To be done
Your output must consist solely of the lines from the "Write a component" line through the "YAxis, CartesianGrid, ReferenceLine" line, exactly as written, without images.

Material provided
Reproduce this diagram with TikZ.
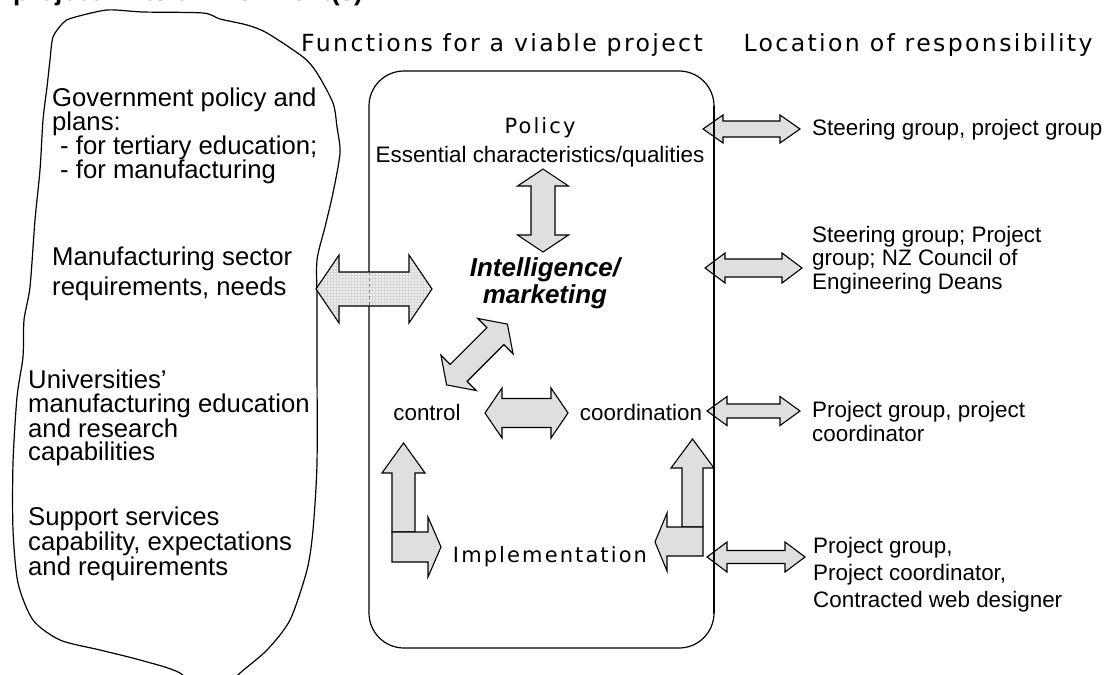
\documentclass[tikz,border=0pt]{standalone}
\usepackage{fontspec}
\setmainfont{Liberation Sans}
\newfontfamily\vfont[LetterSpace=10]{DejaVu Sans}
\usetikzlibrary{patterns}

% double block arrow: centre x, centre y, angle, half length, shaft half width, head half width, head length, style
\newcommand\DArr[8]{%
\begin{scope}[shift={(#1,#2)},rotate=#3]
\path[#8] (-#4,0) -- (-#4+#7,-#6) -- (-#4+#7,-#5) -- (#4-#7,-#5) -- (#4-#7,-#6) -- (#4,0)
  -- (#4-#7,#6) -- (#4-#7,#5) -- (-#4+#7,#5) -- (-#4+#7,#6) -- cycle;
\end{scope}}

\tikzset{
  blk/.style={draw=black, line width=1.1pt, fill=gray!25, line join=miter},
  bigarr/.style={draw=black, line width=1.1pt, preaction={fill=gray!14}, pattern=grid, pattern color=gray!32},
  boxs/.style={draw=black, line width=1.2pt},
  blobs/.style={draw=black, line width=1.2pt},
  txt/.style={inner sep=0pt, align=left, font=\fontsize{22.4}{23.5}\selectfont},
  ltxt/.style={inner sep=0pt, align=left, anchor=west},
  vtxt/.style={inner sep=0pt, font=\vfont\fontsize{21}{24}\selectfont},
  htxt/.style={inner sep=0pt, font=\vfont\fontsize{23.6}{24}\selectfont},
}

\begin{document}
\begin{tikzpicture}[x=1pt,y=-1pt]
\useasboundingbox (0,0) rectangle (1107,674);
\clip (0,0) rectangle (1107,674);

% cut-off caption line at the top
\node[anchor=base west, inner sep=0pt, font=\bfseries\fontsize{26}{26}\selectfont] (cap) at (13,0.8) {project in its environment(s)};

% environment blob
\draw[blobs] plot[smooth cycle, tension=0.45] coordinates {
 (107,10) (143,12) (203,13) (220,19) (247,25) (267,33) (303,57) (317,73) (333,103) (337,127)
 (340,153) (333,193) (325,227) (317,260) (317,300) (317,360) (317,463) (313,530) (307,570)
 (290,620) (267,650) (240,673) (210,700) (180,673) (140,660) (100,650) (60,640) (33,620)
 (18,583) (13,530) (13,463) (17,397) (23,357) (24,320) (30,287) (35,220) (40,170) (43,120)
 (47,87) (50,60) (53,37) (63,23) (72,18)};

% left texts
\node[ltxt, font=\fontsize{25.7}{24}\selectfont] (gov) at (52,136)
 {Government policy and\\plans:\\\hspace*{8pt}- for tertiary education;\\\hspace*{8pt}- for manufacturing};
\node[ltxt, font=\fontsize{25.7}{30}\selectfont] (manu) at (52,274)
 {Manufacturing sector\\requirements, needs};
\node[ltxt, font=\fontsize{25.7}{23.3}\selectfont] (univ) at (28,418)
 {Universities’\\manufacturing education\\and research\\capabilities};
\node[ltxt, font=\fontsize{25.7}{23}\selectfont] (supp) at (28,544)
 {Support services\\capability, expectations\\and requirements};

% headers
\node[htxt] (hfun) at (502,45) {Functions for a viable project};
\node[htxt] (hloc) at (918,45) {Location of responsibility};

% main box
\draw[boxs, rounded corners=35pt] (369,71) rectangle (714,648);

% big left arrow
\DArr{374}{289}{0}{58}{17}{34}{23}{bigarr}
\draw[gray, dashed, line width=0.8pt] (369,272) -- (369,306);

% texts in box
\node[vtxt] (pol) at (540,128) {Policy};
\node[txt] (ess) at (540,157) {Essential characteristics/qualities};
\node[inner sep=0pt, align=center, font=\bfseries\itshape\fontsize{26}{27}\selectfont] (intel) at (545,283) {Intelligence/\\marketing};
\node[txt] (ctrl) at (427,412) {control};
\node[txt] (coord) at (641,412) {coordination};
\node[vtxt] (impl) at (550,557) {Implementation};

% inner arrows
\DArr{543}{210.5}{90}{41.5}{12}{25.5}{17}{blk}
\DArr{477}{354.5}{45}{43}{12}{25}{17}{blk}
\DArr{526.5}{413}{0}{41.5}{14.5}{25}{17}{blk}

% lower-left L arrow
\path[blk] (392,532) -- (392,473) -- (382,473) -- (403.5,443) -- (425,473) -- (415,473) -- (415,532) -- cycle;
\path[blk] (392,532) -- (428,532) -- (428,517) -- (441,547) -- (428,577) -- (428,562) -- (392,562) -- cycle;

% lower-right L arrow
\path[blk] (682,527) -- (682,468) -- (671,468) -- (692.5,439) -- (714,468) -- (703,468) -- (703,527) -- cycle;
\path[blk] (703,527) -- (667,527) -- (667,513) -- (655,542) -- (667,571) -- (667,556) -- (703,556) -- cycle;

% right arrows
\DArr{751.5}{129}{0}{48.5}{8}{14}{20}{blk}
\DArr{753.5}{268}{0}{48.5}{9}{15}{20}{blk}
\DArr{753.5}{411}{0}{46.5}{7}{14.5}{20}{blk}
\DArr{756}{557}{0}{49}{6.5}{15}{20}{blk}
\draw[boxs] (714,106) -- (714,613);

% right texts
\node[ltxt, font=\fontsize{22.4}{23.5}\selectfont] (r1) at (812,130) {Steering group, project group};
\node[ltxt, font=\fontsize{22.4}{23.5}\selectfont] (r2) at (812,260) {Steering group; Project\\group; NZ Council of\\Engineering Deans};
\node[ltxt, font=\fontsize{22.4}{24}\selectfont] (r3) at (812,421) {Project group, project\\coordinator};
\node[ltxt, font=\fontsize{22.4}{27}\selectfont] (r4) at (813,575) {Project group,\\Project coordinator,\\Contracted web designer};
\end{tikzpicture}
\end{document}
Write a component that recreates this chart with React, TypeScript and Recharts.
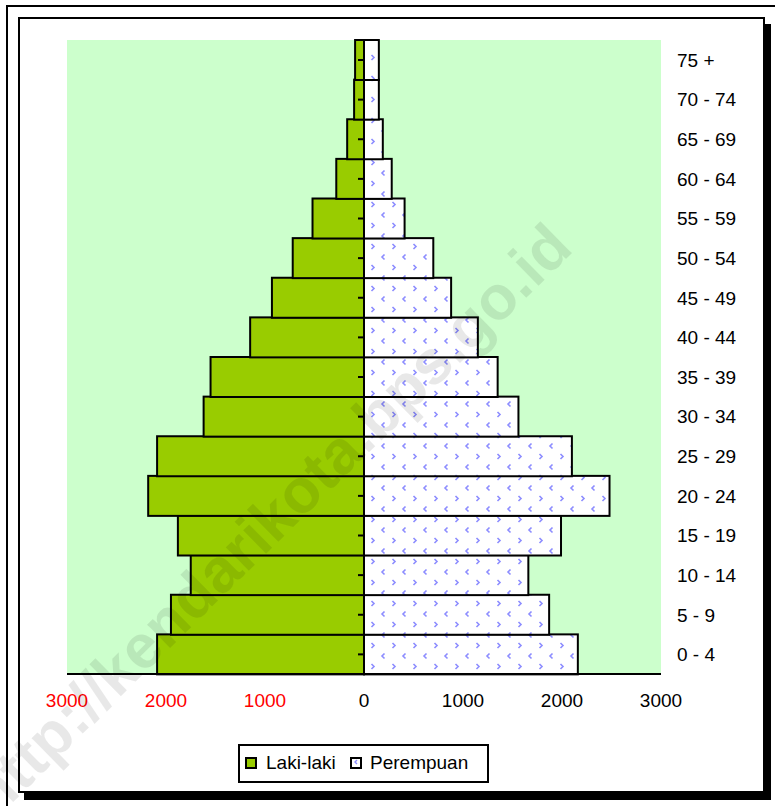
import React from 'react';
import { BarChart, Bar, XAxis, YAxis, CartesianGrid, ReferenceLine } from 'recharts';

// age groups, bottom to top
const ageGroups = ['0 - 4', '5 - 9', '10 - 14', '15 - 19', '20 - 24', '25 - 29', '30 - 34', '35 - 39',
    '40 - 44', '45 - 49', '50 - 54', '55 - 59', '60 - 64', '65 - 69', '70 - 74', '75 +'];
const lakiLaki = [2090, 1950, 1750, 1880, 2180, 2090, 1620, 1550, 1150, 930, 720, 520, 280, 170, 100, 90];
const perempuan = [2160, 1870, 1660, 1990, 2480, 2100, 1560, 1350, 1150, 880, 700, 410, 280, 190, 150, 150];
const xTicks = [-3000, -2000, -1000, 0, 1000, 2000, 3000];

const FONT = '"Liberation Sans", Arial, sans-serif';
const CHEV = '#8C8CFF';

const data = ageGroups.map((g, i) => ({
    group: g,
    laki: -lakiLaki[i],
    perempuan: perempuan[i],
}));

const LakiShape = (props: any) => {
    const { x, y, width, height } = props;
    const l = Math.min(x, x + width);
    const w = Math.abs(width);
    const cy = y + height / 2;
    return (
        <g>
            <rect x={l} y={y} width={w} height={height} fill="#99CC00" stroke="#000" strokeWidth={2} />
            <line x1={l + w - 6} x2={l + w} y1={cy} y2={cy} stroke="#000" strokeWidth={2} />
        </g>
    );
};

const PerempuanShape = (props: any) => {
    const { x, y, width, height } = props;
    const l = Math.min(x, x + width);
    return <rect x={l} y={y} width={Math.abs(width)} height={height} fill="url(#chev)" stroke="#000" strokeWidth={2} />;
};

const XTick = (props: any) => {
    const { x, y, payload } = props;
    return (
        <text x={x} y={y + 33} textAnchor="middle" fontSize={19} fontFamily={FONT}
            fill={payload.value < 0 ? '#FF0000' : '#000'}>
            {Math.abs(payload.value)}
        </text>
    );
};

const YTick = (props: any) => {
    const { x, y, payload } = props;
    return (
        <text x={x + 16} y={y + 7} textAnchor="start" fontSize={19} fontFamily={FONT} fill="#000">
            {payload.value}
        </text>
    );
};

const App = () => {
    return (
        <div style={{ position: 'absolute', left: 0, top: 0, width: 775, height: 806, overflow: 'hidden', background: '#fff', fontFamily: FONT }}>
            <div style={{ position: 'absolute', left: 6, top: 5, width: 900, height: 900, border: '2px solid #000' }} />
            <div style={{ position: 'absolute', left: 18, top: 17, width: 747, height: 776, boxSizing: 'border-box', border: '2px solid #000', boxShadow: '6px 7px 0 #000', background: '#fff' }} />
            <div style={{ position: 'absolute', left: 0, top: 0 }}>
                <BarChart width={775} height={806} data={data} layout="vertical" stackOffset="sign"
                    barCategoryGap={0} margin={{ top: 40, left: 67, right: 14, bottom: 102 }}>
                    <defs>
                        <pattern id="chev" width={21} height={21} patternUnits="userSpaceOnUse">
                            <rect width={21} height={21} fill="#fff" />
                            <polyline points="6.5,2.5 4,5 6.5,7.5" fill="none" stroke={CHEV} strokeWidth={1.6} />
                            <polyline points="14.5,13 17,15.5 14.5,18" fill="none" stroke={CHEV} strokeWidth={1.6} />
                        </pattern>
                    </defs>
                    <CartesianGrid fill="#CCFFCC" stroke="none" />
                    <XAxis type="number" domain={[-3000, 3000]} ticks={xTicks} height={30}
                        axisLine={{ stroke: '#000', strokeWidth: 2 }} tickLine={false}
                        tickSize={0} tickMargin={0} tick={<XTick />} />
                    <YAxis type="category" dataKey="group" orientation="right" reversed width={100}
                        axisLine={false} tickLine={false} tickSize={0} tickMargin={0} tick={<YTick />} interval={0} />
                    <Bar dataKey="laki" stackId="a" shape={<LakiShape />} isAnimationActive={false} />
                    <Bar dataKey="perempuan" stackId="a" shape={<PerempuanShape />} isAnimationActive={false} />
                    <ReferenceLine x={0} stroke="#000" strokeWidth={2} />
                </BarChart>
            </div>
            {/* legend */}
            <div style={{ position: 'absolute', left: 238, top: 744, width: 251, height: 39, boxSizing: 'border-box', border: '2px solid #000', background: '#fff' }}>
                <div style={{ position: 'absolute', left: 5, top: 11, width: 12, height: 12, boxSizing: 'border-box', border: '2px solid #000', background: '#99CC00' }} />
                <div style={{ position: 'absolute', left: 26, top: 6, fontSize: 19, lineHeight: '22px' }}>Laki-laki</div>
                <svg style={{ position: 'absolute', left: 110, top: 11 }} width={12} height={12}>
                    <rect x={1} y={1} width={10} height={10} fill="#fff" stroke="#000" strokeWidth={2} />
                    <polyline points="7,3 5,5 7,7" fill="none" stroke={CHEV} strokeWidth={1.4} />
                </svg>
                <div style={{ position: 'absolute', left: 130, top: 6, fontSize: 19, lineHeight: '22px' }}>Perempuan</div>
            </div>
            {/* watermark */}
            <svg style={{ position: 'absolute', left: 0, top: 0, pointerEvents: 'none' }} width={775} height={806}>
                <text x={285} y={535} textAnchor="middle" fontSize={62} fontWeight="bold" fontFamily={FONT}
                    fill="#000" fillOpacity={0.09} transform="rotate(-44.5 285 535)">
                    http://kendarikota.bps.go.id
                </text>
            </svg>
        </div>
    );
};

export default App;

The completed task
Write a component that recreates this chart with React, TypeScript and Recharts.
import React from 'react';
import { BarChart, Bar, XAxis, YAxis, CartesianGrid, ReferenceLine } from 'recharts';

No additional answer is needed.